Saturday, July 30, 2016

Home Peach Tree 2016

If you have been following my blog over the years you know that I have been working to rehabilitate an old, previously non-producing peach tree. I was doing this for several reasons. First, it was a tree my father in law planted at least twenty years ago and he passed away in 2002. We have pictures of him eating nice peaches from this tree. So there is a sentimental attachment to the tree. Secondly, I am a firm believer in giving plants, especially trees, a second chance at life. And third, it was a personal challenge to see if I could get this tree producing fruit again after many years of non-production or very limited production. See this previous post for a little more information: September 2015 Post on my Peach Tree

This past winter I did the fourth pruning operation on this old tree. I removed several whole branches and lots of small branches that were criss-crossing the internal structure of the canopy. I wanted to open up the tree so that sunlight could hit every part of it at some part of the day. The tree is shaded in the afternoon due to a very tall hickory tree on my property boundary so it needs to get as much light as it can during the earlier part of the day.
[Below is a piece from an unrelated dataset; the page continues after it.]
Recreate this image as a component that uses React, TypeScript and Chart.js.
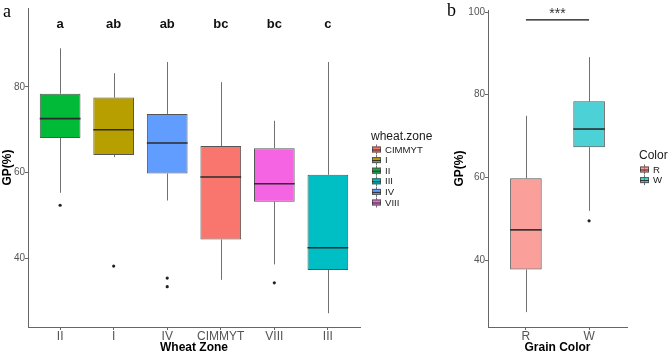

This year, after a lot of research I decided to spray the tree with a general purpose Fruit Tree spray. In my area it is virtually impossible to grow peaches without some sort of spraying program. I followed the directions as best as I could for timing the spray at the most advantageous times. I sprayed the bare tree (trunk and all branches) and the ground under the tree in the very late part of winter to kill off any over-wintering pests. Then I sprayed it again when the buds were well formed but not yet open. The next spray was after the flowers were done and fallen off (to protect the bees). I sprayed when fruit was about ping-pong ball size in mid-June. And I sprayed the foliage one more time when I noticed coddling moths flying around the tree in early July. 

Am I concerned about spraying something I will later eat? Yes I am. I am normally an organic gardener and even though most of the ingredients in the spray I used are natural, they are still poisons of a sort. But we have had several very hard rains since the last spraying and we peel our peaches so the risk is next to nothing.

Well, let us look at the results.

This is the underside of the peach tree. This is where most of the edible fruit is because I have a very bad bird problem.
This is a close-up so you can see the nicely developed fruit. These are about the size of a baseball and well-formed.

Before I took these two photos I had already picked 3/4 of a bushel of peaches. The deer, squirrels, and birds have already eaten or ruined another 1/4 of the peaches. And I still have this many more to pick. In total, it looks like I will get just about two bushel baskets of peaches from this one old tree.

I have eaten a couple fresh (peeled) and my wife made a peach cobbler two days ago (it is already gone) and these peaches are delicious. I don't know what two bushels of peaches cost in your area but being able to walk out onto your property and pick your own is quite a satisfying thing.

I have been trying to propagate this tree through hardwood cuttings for three years now but have had no success so far. I might try planting some of the seeds (pits) and see if that will work. I really wouldn't want more than two producing trees because peeling and slicing up bushels of peaches is not my idea of a good time. This year, if I stop eating so many, I should be able to freeze enough fruit for about twenty pies/cobblers. That, along with the fourteen quarts of raspberries and the eight quarts of blueberries I froze, should get us through most of the winter with homegrown desserts. Now if I can only get a producing apple tree or two to survive here...

5 August Update: The birds were eating 10-15 peaches a day so I decided to pick everything on the tree. Some were not quite ripe but I'm freezing them and in my experience they will soften. I cut and peeled 13 quarts of peaches, which will make quite a few desserts but not as much as i was expecting. Next year i will have to figure out how to lessen my loses to the birds.